DATASET EXTRACT:
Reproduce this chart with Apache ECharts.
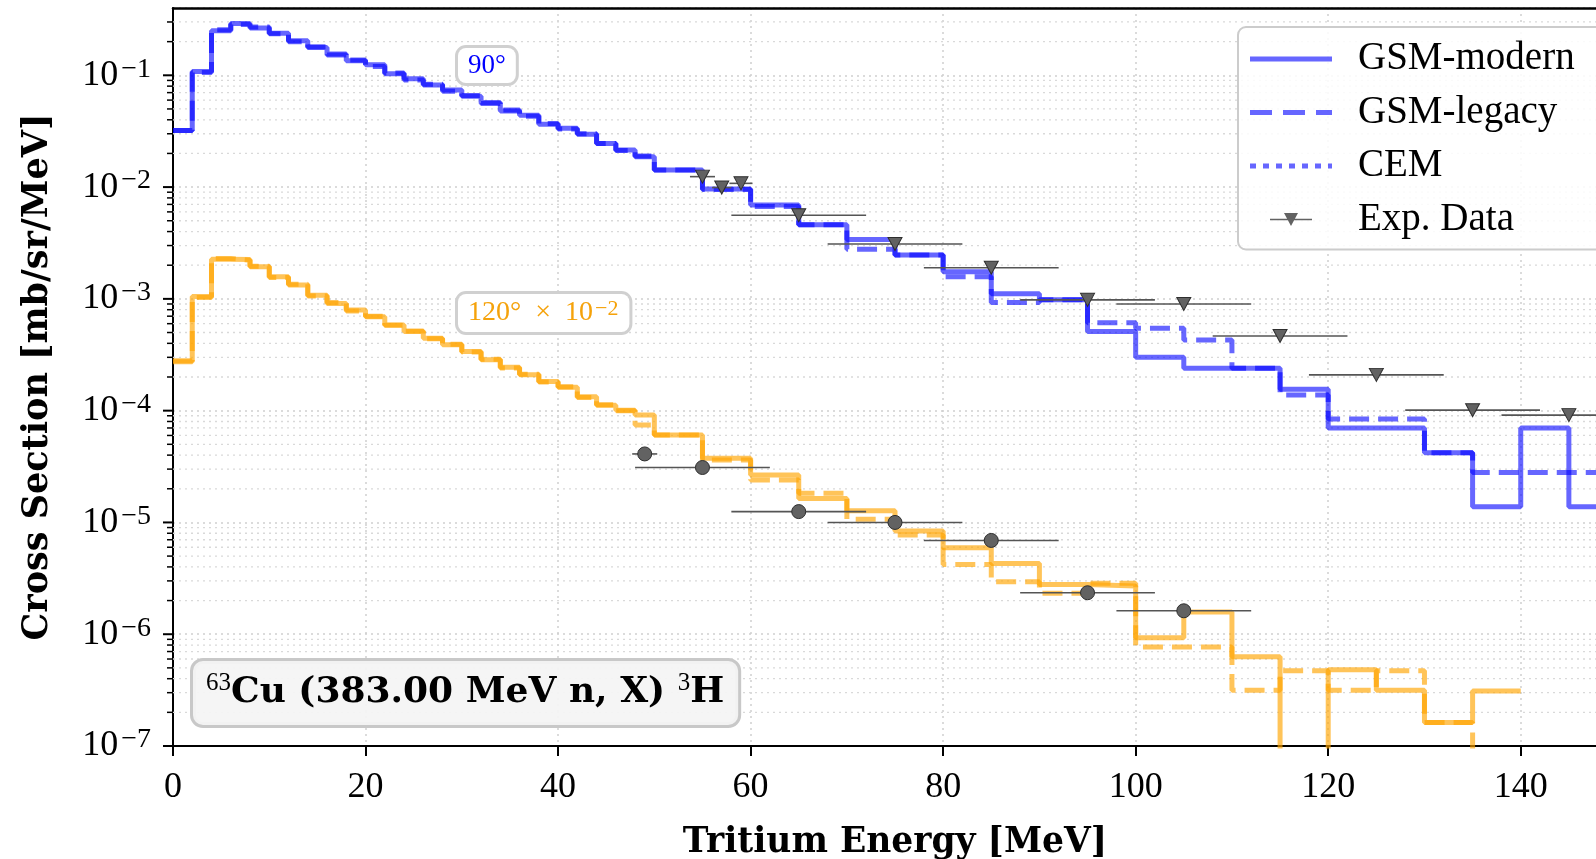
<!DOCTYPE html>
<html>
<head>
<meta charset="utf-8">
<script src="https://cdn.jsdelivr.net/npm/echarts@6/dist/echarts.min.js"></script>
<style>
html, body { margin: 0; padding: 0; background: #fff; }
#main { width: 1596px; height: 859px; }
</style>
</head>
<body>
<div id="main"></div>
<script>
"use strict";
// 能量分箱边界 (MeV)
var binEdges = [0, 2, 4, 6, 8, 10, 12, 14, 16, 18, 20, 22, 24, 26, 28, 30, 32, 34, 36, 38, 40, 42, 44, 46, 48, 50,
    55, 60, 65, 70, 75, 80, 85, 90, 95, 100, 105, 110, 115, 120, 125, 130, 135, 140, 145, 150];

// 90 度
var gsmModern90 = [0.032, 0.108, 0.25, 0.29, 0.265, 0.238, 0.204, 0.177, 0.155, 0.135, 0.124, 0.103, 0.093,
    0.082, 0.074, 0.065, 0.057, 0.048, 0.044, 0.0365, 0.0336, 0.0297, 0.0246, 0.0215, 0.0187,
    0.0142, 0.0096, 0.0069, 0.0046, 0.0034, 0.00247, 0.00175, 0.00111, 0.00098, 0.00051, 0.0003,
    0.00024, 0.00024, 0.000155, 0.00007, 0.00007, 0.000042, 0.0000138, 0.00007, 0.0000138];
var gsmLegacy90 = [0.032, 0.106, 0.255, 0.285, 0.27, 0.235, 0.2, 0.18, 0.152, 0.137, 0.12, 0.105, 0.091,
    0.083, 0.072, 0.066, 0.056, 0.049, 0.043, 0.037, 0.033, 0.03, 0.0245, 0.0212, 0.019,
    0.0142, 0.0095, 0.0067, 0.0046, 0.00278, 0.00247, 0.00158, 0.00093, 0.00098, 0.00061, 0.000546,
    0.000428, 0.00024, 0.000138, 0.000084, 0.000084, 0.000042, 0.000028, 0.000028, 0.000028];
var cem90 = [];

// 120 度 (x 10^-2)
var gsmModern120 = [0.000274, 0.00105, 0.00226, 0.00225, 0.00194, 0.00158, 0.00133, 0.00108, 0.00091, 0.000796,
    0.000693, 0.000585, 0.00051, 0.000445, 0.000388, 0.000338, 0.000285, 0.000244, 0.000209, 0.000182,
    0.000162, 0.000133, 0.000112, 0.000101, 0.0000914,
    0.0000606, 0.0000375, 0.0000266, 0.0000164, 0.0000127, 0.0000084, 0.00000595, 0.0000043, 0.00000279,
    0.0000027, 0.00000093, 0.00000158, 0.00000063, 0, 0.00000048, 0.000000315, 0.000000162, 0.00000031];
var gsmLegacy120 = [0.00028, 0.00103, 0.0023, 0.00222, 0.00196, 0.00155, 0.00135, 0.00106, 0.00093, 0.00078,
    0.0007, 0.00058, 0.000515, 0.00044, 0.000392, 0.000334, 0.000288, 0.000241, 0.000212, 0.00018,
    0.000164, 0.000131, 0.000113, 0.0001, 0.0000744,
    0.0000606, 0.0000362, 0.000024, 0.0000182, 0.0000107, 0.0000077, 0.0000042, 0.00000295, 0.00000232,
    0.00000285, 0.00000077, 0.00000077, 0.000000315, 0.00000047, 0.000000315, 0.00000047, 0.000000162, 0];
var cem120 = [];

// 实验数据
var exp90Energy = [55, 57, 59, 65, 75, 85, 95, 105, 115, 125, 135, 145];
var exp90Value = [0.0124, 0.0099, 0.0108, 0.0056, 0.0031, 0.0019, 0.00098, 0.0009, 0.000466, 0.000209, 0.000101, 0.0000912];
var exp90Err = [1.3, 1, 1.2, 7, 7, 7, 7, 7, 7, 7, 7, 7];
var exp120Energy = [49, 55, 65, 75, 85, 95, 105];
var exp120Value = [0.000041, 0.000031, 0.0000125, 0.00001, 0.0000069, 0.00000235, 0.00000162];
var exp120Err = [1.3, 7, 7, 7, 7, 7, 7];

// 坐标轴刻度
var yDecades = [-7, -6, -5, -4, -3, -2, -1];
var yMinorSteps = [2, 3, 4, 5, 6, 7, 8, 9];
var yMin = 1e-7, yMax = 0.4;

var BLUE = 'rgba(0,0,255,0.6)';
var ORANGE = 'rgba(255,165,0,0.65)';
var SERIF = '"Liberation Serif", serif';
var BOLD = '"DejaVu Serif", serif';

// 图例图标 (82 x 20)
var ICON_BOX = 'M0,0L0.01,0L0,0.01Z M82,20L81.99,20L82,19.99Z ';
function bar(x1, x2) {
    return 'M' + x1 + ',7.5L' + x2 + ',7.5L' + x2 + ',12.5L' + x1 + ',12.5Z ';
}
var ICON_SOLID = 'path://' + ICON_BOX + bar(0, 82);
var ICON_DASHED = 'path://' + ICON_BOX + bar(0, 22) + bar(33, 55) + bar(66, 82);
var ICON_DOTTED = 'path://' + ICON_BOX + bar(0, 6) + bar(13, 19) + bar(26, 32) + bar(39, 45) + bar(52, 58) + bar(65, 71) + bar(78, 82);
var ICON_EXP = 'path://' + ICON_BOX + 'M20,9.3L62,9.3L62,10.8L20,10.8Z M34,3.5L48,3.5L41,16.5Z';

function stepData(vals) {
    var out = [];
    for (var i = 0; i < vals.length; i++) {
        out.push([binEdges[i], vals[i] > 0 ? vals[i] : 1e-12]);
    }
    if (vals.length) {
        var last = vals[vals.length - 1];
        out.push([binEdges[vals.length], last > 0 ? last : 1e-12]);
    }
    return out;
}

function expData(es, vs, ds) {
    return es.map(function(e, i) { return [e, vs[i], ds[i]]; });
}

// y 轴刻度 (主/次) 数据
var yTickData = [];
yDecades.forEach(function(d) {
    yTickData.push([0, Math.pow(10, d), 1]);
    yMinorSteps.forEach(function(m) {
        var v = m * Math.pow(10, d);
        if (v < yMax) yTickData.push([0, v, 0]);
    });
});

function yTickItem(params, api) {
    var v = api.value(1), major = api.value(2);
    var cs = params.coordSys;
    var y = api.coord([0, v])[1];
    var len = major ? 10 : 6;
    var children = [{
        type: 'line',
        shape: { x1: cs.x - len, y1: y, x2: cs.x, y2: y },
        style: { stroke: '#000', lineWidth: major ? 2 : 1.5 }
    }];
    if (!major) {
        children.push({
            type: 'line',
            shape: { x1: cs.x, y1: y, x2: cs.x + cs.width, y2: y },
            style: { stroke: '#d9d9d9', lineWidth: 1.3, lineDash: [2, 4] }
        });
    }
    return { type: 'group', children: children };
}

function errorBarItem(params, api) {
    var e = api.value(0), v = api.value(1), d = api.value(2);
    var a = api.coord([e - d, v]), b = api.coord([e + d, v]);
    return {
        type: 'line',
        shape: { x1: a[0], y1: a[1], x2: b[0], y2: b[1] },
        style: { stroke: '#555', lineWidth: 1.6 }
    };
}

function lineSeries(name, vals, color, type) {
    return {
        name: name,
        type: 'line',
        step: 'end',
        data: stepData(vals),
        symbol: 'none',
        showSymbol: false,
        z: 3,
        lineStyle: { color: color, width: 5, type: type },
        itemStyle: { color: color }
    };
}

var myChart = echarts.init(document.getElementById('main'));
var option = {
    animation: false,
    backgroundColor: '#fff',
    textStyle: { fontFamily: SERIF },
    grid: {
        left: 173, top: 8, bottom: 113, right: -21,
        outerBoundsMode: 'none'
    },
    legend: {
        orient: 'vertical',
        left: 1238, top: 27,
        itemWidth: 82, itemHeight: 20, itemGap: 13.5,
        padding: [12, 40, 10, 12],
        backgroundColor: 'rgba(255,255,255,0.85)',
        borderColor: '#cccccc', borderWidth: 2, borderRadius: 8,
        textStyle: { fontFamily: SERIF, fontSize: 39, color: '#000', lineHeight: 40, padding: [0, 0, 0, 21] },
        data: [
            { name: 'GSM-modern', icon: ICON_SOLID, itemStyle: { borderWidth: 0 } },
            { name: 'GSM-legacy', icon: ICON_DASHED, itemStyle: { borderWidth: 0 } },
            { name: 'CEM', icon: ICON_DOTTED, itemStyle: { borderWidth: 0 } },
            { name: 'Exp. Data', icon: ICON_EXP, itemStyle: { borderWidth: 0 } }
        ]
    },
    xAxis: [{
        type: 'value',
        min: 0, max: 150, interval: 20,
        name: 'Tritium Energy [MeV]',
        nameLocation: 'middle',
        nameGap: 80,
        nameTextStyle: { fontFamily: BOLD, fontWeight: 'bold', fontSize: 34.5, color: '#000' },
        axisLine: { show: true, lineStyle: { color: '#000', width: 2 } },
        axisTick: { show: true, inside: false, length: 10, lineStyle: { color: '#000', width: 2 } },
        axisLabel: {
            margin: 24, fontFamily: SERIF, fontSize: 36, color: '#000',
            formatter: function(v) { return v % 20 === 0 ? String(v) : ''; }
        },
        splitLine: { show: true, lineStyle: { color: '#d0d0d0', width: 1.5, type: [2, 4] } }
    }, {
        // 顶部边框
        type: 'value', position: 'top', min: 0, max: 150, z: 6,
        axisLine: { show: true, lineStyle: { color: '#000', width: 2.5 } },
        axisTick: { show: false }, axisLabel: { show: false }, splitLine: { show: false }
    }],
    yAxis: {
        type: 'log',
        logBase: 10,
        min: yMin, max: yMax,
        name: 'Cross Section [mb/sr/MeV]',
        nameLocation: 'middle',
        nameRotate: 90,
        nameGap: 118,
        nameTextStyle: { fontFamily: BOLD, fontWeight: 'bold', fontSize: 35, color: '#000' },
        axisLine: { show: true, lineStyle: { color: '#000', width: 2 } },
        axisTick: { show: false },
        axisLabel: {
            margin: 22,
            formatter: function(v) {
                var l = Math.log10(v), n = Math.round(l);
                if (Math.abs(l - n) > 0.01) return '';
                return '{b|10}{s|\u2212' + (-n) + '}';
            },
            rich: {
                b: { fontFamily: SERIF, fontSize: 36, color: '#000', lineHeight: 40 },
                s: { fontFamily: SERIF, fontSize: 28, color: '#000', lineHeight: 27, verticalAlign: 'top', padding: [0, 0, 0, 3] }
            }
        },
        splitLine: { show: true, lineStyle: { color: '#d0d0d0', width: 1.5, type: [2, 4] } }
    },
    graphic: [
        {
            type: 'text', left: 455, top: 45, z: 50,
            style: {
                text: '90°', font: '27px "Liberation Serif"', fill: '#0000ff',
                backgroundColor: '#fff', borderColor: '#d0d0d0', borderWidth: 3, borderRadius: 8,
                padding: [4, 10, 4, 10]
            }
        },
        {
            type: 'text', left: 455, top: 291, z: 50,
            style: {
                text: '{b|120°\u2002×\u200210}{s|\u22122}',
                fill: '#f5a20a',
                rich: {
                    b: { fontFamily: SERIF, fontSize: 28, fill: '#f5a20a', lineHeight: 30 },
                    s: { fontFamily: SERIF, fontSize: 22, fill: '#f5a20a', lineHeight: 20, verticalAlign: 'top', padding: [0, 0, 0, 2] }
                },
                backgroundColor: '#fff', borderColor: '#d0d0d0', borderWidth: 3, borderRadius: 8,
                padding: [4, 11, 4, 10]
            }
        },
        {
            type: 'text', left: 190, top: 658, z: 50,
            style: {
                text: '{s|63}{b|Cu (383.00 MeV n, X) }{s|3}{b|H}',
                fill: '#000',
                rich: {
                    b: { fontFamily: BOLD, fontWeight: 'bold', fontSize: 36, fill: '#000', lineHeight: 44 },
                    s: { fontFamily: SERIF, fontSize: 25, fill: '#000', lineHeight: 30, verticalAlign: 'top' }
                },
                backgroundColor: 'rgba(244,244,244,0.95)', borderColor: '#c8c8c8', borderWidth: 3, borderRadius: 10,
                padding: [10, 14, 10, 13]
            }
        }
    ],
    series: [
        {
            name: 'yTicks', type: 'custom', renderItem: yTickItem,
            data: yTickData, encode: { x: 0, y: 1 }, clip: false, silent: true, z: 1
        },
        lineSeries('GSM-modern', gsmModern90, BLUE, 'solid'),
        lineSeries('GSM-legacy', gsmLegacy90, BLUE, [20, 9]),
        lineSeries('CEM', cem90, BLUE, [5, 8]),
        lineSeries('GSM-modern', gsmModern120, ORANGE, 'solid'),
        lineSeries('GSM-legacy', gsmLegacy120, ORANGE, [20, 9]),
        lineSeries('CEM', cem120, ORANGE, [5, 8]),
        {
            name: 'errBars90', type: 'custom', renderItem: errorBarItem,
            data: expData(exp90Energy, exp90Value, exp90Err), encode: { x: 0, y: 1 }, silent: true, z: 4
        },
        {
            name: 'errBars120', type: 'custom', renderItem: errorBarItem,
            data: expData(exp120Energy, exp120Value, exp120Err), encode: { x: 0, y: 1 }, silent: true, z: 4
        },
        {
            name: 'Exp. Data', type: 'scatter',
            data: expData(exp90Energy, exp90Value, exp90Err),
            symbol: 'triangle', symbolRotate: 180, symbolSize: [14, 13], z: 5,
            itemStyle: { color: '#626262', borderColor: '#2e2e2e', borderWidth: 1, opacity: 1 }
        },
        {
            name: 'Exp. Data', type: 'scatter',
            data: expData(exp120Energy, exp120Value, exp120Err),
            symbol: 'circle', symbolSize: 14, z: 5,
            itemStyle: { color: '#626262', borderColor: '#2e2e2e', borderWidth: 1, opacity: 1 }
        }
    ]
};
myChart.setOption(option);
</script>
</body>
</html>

STATED TASK:
Reproduce the material above from its first line through the line containing "140, 145, 150];", both ends included, and skip every picture.

RESPONSE TO THIS TASK:
Reproduce this chart with Apache ECharts.
<!DOCTYPE html>
<html>
<head>
<meta charset="utf-8">
<script src="https://cdn.jsdelivr.net/npm/echarts@6/dist/echarts.min.js"></script>
<style>
html, body { margin: 0; padding: 0; background: #fff; }
#main { width: 1596px; height: 859px; }
</style>
</head>
<body>
<div id="main"></div>
<script>
"use strict";
// 能量分箱边界 (MeV)
var binEdges = [0, 2, 4, 6, 8, 10, 12, 14, 16, 18, 20, 22, 24, 26, 28, 30, 32, 34, 36, 38, 40, 42, 44, 46, 48, 50,
    55, 60, 65, 70, 75, 80, 85, 90, 95, 100, 105, 110, 115, 120, 125, 130, 135, 140, 145, 150];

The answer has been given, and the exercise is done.